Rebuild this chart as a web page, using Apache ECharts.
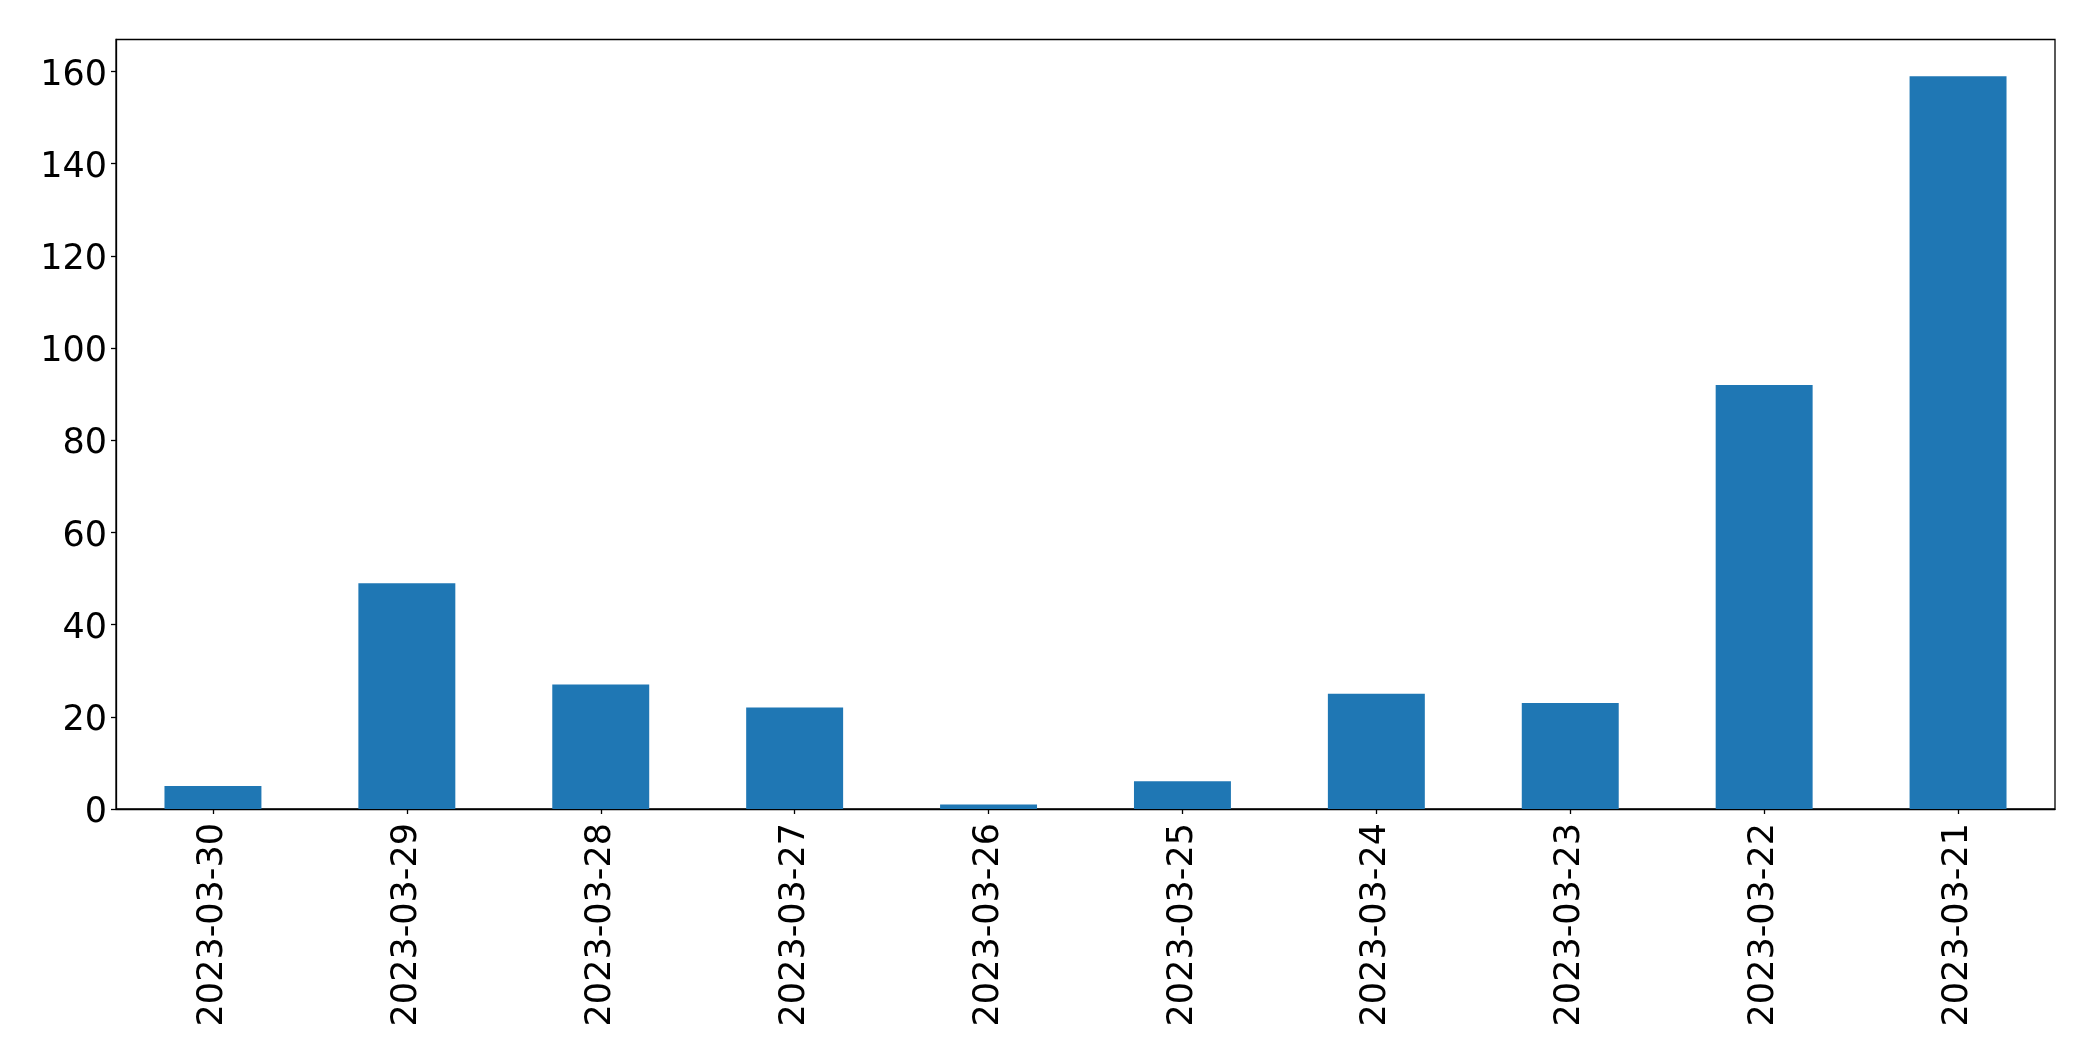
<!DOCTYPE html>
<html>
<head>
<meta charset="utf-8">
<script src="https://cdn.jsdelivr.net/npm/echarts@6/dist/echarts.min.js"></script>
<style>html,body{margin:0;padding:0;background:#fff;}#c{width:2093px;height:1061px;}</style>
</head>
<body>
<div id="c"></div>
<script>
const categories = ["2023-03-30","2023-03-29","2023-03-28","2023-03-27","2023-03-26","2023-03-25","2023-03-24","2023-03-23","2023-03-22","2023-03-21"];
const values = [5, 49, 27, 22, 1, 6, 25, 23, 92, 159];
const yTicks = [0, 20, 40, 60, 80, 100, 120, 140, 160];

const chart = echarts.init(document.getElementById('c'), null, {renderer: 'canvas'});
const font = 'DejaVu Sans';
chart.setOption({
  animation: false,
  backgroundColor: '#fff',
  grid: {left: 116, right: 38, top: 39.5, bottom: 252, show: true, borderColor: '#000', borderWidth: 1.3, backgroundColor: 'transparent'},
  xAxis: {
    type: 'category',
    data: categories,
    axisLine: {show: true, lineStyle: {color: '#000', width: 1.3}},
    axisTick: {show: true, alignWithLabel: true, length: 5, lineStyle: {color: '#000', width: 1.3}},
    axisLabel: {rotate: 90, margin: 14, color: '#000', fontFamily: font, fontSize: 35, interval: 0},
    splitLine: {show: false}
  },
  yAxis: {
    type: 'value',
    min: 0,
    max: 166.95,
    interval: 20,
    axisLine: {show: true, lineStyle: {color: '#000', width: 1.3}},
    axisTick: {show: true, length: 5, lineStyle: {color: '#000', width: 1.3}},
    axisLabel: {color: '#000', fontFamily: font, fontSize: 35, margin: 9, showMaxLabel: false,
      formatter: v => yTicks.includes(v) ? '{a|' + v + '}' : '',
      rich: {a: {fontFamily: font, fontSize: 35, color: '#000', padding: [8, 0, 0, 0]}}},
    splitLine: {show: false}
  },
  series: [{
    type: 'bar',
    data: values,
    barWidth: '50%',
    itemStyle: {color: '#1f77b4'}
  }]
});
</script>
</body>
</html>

######

THE PROBLEM:
Repeat only what lies between the start of the data and the end of the line containing "120, 140, 160];", exactly, with pictures left out.

RESULT BELOW:
Rebuild this chart as a web page, using Apache ECharts.
<!DOCTYPE html>
<html>
<head>
<meta charset="utf-8">
<script src="https://cdn.jsdelivr.net/npm/echarts@6/dist/echarts.min.js"></script>
<style>html,body{margin:0;padding:0;background:#fff;}#c{width:2093px;height:1061px;}</style>
</head>
<body>
<div id="c"></div>
<script>
const categories = ["2023-03-30","2023-03-29","2023-03-28","2023-03-27","2023-03-26","2023-03-25","2023-03-24","2023-03-23","2023-03-22","2023-03-21"];
const values = [5, 49, 27, 22, 1, 6, 25, 23, 92, 159];
const yTicks = [0, 20, 40, 60, 80, 100, 120, 140, 160];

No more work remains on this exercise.